Walter Spira kämpft gegen den Jugendwahn – und freut sich über Nischen-Kultur. Foto: Miller Foto: Schwarzwälder-Bote

Wie Walter Spira mit dem Griff in seinen Weisheitsfundus das Publikum im Kräuterkasten betört

Von Sabine Miller

Albstadt-Ebingen. Eine zweieinhalb Stunden füllende Melange aus Musik und Comedy hat Walter Spira im Kräuterkasten präsentiert und dabei die wirklich wichtigen Fragen des Lebens gestellt.

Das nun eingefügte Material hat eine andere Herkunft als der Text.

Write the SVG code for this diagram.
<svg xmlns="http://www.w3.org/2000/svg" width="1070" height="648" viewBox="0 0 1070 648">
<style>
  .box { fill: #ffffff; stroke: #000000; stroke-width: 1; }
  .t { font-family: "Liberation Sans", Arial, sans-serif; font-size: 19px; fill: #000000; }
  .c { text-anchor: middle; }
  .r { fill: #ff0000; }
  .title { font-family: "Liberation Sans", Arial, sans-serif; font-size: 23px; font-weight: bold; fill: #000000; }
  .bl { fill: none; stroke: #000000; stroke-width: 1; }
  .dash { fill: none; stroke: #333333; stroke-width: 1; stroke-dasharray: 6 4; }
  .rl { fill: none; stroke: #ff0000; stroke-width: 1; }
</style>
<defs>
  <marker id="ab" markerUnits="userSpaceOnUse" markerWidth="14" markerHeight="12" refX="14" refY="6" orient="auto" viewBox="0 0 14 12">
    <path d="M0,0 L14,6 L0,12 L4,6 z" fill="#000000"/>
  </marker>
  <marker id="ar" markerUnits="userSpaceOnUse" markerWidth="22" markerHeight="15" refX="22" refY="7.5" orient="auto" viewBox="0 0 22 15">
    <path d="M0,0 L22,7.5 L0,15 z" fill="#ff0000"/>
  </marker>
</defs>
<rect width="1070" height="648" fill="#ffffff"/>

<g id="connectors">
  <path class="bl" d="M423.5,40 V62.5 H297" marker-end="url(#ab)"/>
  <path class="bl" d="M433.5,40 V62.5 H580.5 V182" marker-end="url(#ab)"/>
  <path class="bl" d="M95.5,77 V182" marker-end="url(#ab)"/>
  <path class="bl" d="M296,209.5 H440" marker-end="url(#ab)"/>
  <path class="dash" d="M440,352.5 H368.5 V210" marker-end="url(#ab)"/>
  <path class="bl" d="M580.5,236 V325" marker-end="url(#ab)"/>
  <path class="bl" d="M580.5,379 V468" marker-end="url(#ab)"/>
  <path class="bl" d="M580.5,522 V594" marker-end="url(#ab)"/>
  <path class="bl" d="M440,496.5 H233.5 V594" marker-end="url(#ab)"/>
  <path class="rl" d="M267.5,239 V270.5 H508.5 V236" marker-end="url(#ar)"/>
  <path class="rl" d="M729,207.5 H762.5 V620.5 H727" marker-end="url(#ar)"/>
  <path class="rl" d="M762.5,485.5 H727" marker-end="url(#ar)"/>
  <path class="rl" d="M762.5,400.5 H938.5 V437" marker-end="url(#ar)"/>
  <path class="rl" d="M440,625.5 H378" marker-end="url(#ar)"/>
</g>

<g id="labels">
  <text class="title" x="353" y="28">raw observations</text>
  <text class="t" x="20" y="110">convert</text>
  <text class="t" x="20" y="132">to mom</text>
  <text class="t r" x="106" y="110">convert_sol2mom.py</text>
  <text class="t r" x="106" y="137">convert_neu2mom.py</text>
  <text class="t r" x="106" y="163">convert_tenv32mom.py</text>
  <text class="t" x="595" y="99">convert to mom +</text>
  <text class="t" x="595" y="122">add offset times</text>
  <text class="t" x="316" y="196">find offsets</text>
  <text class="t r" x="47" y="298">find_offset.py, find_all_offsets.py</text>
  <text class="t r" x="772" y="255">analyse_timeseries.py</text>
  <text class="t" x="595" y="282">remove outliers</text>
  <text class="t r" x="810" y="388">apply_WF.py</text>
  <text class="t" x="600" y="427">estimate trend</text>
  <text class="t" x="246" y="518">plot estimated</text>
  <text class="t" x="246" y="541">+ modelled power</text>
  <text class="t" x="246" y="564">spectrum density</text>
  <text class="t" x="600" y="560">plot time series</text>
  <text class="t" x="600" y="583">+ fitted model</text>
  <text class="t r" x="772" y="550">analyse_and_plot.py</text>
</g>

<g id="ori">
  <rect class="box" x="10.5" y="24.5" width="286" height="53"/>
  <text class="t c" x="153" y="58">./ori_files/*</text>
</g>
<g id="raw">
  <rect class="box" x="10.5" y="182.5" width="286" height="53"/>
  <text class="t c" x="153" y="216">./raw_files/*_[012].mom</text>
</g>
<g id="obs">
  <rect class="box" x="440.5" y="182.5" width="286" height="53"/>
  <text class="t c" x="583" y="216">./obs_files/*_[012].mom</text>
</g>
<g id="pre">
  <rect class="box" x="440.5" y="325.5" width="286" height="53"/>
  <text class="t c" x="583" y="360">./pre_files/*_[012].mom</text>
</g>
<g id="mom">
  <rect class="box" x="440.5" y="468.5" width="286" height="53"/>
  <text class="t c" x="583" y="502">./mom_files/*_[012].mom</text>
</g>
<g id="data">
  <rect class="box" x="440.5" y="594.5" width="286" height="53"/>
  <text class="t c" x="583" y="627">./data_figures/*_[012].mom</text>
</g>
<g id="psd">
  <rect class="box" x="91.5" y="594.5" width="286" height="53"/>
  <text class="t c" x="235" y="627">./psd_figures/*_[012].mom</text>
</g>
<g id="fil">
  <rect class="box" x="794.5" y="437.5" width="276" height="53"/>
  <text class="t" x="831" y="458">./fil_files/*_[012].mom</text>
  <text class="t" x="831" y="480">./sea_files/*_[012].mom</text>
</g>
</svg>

Dankbar sei er, dass es im Zeitalter von "DSDS" noch solche Nischen gäbe, freute sich der Ulmer Liedermacher Walter Spira bei seinem Auftritt im Kräuterkasten über die heimelige Albstädter Kleinkunst-Lokalität. Mit der Gitarre im Arm saß er im Scheinwerferlicht der alten Mauern und stellte sich mit dem Thomas-Felder-Lied "I hab’ lang braucht zum komma" dem Publikum vor.

Spira singt "schwebisch". Das macht Laune. "Hochdeitsch" kann er aber auch. Dass Walter Spira sich so ungeniert bei einem Kollegen bedient, ist nicht ungewöhnlich. Meist formt er den Inhalt der Lieder um, in diesem Fall ist es seine Biografie, die in den Gehörgang dringt. Seine Texte bewegen sich fast immer im Spannungsfeld von humorvollem Wortspiel und sinnstiftendem Tiefgang. "Wie haben sich Neandertaler kennengelernt ohne Laptop?" – für solche Sätze muss man ihn mögen.

Brisante, gesellschaftliche Dauerbrenner wie die sich stetig rasanter entwickelnde Technik – "Hend Sie nix mehr mit zwei Knöpfle?" –, rasch um sich greifende Dschungelcampverblödung und Liebe in Zeiten virtueller Welten nimmt er in seinen Darbietungen genauso unter die Lupe wie persönliche Identitätskrisen. Wer in Spiras musikalischen Weisheits-Fundus eintaucht, lernt für’s Leben oder erkennt seines zumindest darin wieder. Plastisch und mit profunder Szenen-Kenntnis beschreibt der Künstler jene Süchtigen, die sich in Tai Chi und Reiki-Kursen und mit Feng-Shui-zentrierter Lokusschüssel verbissen um die Leichtigkeit des Seins bemühen: "Ommm…" summt es im Kräuterkasten.

Die Psychotherapie ist bereits fest eingebaut

Das griffige Lied von der "Tschandall" (Chantal) überzeichnet den Alltagsstress vermeintlich hochbegabter Kinder, in deren vollgepfropftem Wochenplan die Psychotherapie bereits fest eingebaut ist. Walter Spira spitzt zu, presst seine Themen aus wie saftige Früchte. Und hat die Lacher stets auf seiner Seite trotz des ernsten Hintergrundes. Gelegentlich legt er noch eine Schippe drauf und greift zu visuellen Reizen: als einsamer Cowboy mit Texashut kostet er Ulrich Roskis "Lonesame Raider" aus oder tönt als Terminator mit Stirnband, Sonnenbrille und vokaler Durchschlagskraft "I Give You Freedom With My Gun" – ich schenk’ Dir Freiheit mit meinem Gewehr. Die gezückte Mini-Wasserpistole beeindruckt allerdings recht wenig.

Spitzenklasse ist sein "Oldtimer-Rap" im knallroten T-Shirt, mit dem er als "Checker vom Revier" stilecht und vollmundig ins Feld gegen den ausufernden Jugendwahn zieht. Am Ende gibt’s heftigen Applaus. Zugabe gefällig? Aber klar doch. "Bei mir reicht’s, wenn einer ›Zugabe" denkt", schmunzelte der Sänger mit der wohltuend warmen Stimme und der liebenswürdigen Art. Und verabschiedete sich mit Ohrwürmern von Reinhard Mey.